Today, the Italian health minister tweeted to the country’s icon: “Goodbye Master. Thanks for the emotions you gave us.”
The Legacy of Ennio Morricone

Today’s composer are revered for their craft. They have made themes that have stirred our souls and created the pulse of cinema today. If people acknowledge greatness based on the gold on someone’s mantle, they may miss Ennio Morricone’s fingerprint on cinema.
“In the films that established his reputation in the 1960s, the series of spaghetti westerns he scored for Mr. Leone, Mr. Morricone’s music is anything but a backdrop,” The New York Times critic Jon Pareles wrote in 2007. “It’s sometimes a conspirator, sometimes a lampoon, with tunes that are as vividly in the foreground as any of the actors’ faces.”
Although he was given a lifetime achievement award by AMPAS in 2007, it wasn’t until The Hateful Eight in 2016 that he actually won an award. It would be his penultimate score, leaving room for only Giuseppe Tornatore’s 2016 film The Correspondence.
Back to Parales, Maestro had a humble retort to define the man behind the myth:
The notion that I am a composer who writes a lot of things is true on one hand and not true on the other hand. Maybe my time is better organized than many other people’s. But compared to classical composers like Bach, Frescobaldi, Palestrina or Mozart, I would define myself as unemployed.

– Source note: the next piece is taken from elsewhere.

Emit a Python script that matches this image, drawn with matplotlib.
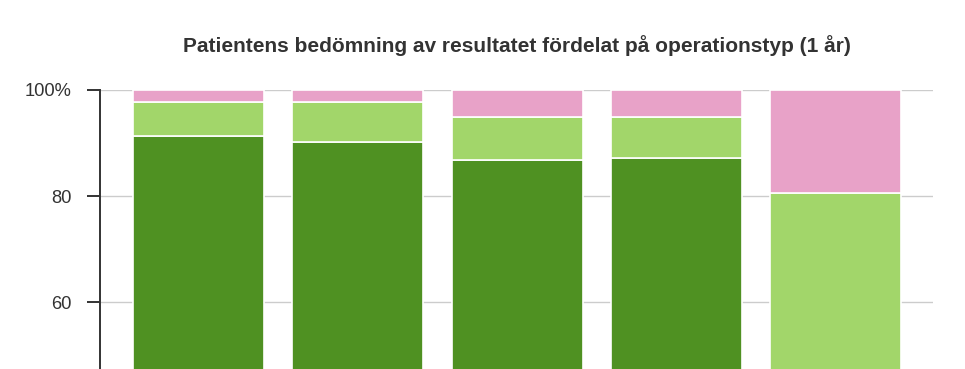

Ennio Morricone, The New York Times
Talk about a composer baton drop.
When you look back and see he wrote and composed film scores for The Battle of Algiers, Once Upon a Time in America, La Cage Aux Folles, Cinema Paradiso, and even The Thing, you would be sadly mistaken. So, please kick back and listen to the life, learning, and legacy of the Maestro.
Believe me, the sound of film will never be the same again.